**Problem statement**: Will you output all of the data below exactly, omitting the images?

— begin Source excerpt —

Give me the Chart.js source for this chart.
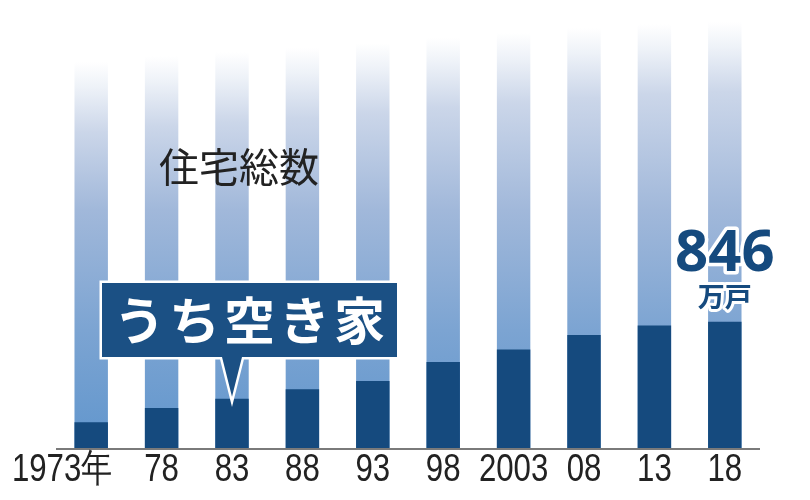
<!DOCTYPE html>
<html>
<head>
<meta charset="utf-8">
<script src="https://cdn.jsdelivr.net/npm/chart.js@4"></script>
<style>
  html, body { margin: 0; padding: 0; background: #fff; }
  #wrap { width: 810px; height: 500px; }
</style>
</head>
<body>
<div id="wrap"><canvas id="graph" width="810" height="500"></canvas></div>
<script>
// 住宅・土地統計調査 (万戸)
const years = ['1973年', '78', '83', '88', '93', '98', '2003', '08', '13', '18'];
const vacant = [172, 268, 330, 394, 448, 576, 659, 757, 820, 846];   // うち空き家
const totals = [3106, 3545, 3861, 4201, 4588, 5025, 5389, 5759, 6063, 6241]; // 住宅総数

const navy = '#154a7e';
const jp = '"Noto Sans CJK JP", "Noto Sans", sans-serif';

// light bars: fade to white toward the top (totals are cut off)
function fadeFill(ctx) {
    const chart = ctx.chart;
    const area = chart.chartArea;
    if (!area) return '#7ea6d3';
    const i = ctx.dataIndex;
    const lo = Math.min(...totals), hi = Math.max(...totals);
    const t = (totals[i] - lo) / (hi - lo);
    const top = 62 - 40 * t;
    const bottom = area.bottom;
    const g = chart.ctx.createLinearGradient(0, bottom, 0, top);
    const at = y => Math.min(1, Math.max(0, (bottom - y) / (bottom - top)));
    g.addColorStop(0, '#6196cd');
    g.addColorStop(at(330), '#7ca4d2');
    g.addColorStop(at(210), '#a1b8da');
    g.addColorStop(at(top + 70), '#cbd6e9');
    g.addColorStop(at(top + 25), '#eef2f8');
    g.addColorStop(1, 'rgba(255,255,255,1)');
    return g;
}

const overlay = {
    id: 'overlay',
    afterDatasetsDraw(chart) {
        const c = chart.ctx;
        const x = chart.scales.x, y = chart.scales.y;
        const area = chart.chartArea;
        c.save();

        // baseline
        c.strokeStyle = '#7a7a7a';
        c.lineWidth = 2;
        c.beginPath();
        c.moveTo(area.left, area.bottom + 1);
        c.lineTo(area.right, area.bottom + 1);
        c.stroke();

        // year labels (condensed)
        c.fillStyle = '#222';
        c.textBaseline = 'middle';
        c.textAlign = 'center';
        c.font = '39px "Liberation Sans", Arial, sans-serif';
        years.forEach((lab, i) => {
            let px = x.getPixelForValue(i);
            if (i === 0) px -= 29;
            c.save();
            c.translate(px, 470);
            c.scale(0.8, 1);
            c.fillText(lab, 0, 0);
            c.restore();
        });

        // 住宅総数
        c.textAlign = 'left';
        c.font = '40px ' + jp;
        c.fillStyle = '#222';
        c.fillText('住宅総数', 159, 167);

        // callout うち空き家
        const tipX = x.getPixelForValue(2);
        const tipY = y.getPixelForValue(vacant[2]) - 2;
        const bx = 102, by = 283, bw = 295, bh = 74;
        c.beginPath();
        c.moveTo(bx, by);
        c.lineTo(bx + bw, by);
        c.lineTo(bx + bw, by + bh);
        c.lineTo(tipX + 10, by + bh);
        c.lineTo(tipX, tipY);
        c.lineTo(tipX - 10, by + bh);
        c.lineTo(bx, by + bh);
        c.closePath();
        c.lineJoin = 'miter';
        c.strokeStyle = '#ffffff';
        c.lineWidth = 5;
        c.stroke();
        c.fillStyle = '#1b5084';
        c.fill();
        c.fillStyle = '#ffffff';
        c.textAlign = 'center';
        c.font = 'bold 51px ' + jp;
        c.letterSpacing = '4px';
        c.fillText('うち空き家', bx + bw / 2 + 2, by + bh / 2 + 1);
        c.letterSpacing = '0px';

        // 846 万戸
        const lx = x.getPixelForValue(9);
        c.lineJoin = 'round';
        c.strokeStyle = '#ffffff';
        c.lineWidth = 7;
        c.font = 'bold 58px "Noto Sans", "DejaVu Sans", sans-serif';
        c.strokeText(String(vacant[9]), lx, 254);
        c.fillStyle = navy;
        c.fillText(String(vacant[9]), lx, 254);
        c.font = 'bold 27px ' + jp;
        c.lineWidth = 6;
        c.strokeText('万戸', lx, 297);
        c.fillText('万戸', lx, 297);

        c.restore();
    }
};

new Chart(document.getElementById('graph'), {
    type: 'bar',
    data: {
        labels: years,
        datasets: [
            {
                label: 'うち空き家',
                data: vacant,
                backgroundColor: navy,
                grouped: false,
                barPercentage: 0.95,
                categoryPercentage: 0.5
            },
            {
                label: '住宅総数',
                data: totals,
                backgroundColor: fadeFill,
                grouped: false,
                barPercentage: 0.95,
                categoryPercentage: 0.5
            }
        ]
    },
    options: {
        responsive: false,
        animation: false,
        layout: { padding: { left: 56, right: 50, top: 0, bottom: 52 } },
        plugins: {
            legend: { display: false },
            tooltip: { enabled: false }
        },
        scales: {
            x: { display: false },
            y: { display: false, min: 0, max: 3000 }
        }
    },
    plugins: [overlay]
});
</script>
</body>
</html>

— end Source excerpt —

**Result of the exercise**:
Give me the Chart.js source for this chart.
<!DOCTYPE html>
<html>
<head>
<meta charset="utf-8">
<script src="https://cdn.jsdelivr.net/npm/chart.js@4"></script>
<style>
  html, body { margin: 0; padding: 0; background: #fff; }
  #wrap { width: 810px; height: 500px; }
</style>
</head>
<body>
<div id="wrap"><canvas id="graph" width="810" height="500"></canvas></div>
<script>
// 住宅・土地統計調査 (万戸)
const years = ['1973年', '78', '83', '88', '93', '98', '2003', '08', '13', '18'];
const vacant = [172, 268, 330, 394, 448, 576, 659, 757, 820, 846];   // うち空き家
const totals = [3106, 3545, 3861, 4201, 4588, 5025, 5389, 5759, 6063, 6241]; // 住宅総数

const navy = '#154a7e';
const jp = '"Noto Sans CJK JP", "Noto Sans", sans-serif';

// light bars: fade to white toward the top (totals are cut off)
function fadeFill(ctx) {
    const chart = ctx.chart;
    const area = chart.chartArea;
    if (!area) return '#7ea6d3';
    const i = ctx.dataIndex;
    const lo = Math.min(...totals), hi = Math.max(...totals);
    const t = (totals[i] - lo) / (hi - lo);
    const top = 62 - 40 * t;
    const bottom = area.bottom;
    const g = chart.ctx.createLinearGradient(0, bottom, 0, top);
    const at = y => Math.min(1, Math.max(0, (bottom - y) / (bottom - top)));
    g.addColorStop(0, '#6196cd');
    g.addColorStop(at(330), '#7ca4d2');
    g.addColorStop(at(210), '#a1b8da');
    g.addColorStop(at(top + 70), '#cbd6e9');
    g.addColorStop(at(top + 25), '#eef2f8');
    g.addColorStop(1, 'rgba(255,255,255,1)');
    return g;
}

const overlay = {
    id: 'overlay',
    afterDatasetsDraw(chart) {
        const c = chart.ctx;
        const x = chart.scales.x, y = chart.scales.y;
        const area = chart.chartArea;
        c.save();

        // baseline
        c.strokeStyle = '#7a7a7a';
        c.lineWidth = 2;
        c.beginPath();
        c.moveTo(area.left, area.bottom + 1);
        c.lineTo(area.right, area.bottom + 1);
        c.stroke();

        // year labels (condensed)
        c.fillStyle = '#222';
        c.textBaseline = 'middle';
        c.textAlign = 'center';
        c.font = '39px "Liberation Sans", Arial, sans-serif';
        years.forEach((lab, i) => {
            let px = x.getPixelForValue(i);
            if (i === 0) px -= 29;
            c.save();
            c.translate(px, 470);
            c.scale(0.8, 1);
            c.fillText(lab, 0, 0);
            c.restore();
        });

        // 住宅総数
        c.textAlign = 'left';
        c.font = '40px ' + jp;
        c.fillStyle = '#222';
        c.fillText('住宅総数', 159, 167);

        // callout うち空き家
        const tipX = x.getPixelForValue(2);
        const tipY = y.getPixelForValue(vacant[2]) - 2;
        const bx = 102, by = 283, bw = 295, bh = 74;
        c.beginPath();
        c.moveTo(bx, by);
        c.lineTo(bx + bw, by);
        c.lineTo(bx + bw, by + bh);
        c.lineTo(tipX + 10, by + bh);
        c.lineTo(tipX, tipY);
        c.lineTo(tipX - 10, by + bh);
        c.lineTo(bx, by + bh);
        c.closePath();
        c.lineJoin = 'miter';
        c.strokeStyle = '#ffffff';
        c.lineWidth = 5;
        c.stroke();
        c.fillStyle = '#1b5084';
        c.fill();
        c.fillStyle = '#ffffff';
        c.textAlign = 'center';
        c.font = 'bold 51px ' + jp;
        c.letterSpacing = '4px';
        c.fillText('うち空き家', bx + bw / 2 + 2, by + bh / 2 + 1);
        c.letterSpacing = '0px';

        // 846 万戸
        const lx = x.getPixelForValue(9);
        c.lineJoin = 'round';
        c.strokeStyle = '#ffffff';
        c.lineWidth = 7;
        c.font = 'bold 58px "Noto Sans", "DejaVu Sans", sans-serif';
        c.strokeText(String(vacant[9]), lx, 254);
        c.fillStyle = navy;
        c.fillText(String(vacant[9]), lx, 254);
        c.font = 'bold 27px ' + jp;
        c.lineWidth = 6;
        c.strokeText('万戸', lx, 297);
        c.fillText('万戸', lx, 297);

        c.restore();
    }
};

new Chart(document.getElementById('graph'), {
    type: 'bar',
    data: {
        labels: years,
        datasets: [
            {
                label: 'うち空き家',
                data: vacant,
                backgroundColor: navy,
                grouped: false,
                barPercentage: 0.95,
                categoryPercentage: 0.5
            },
            {
                label: '住宅総数',
                data: totals,
                backgroundColor: fadeFill,
                grouped: false,
                barPercentage: 0.95,
                categoryPercentage: 0.5
            }
        ]
    },
    options: {
        responsive: false,
        animation: false,
        layout: { padding: { left: 56, right: 50, top: 0, bottom: 52 } },
        plugins: {
            legend: { display: false },
            tooltip: { enabled: false }
        },
        scales: {
            x: { display: false },
            y: { display: false, min: 0, max: 3000 }
        }
    },
    plugins: [overlay]
});
</script>
</body>
</html>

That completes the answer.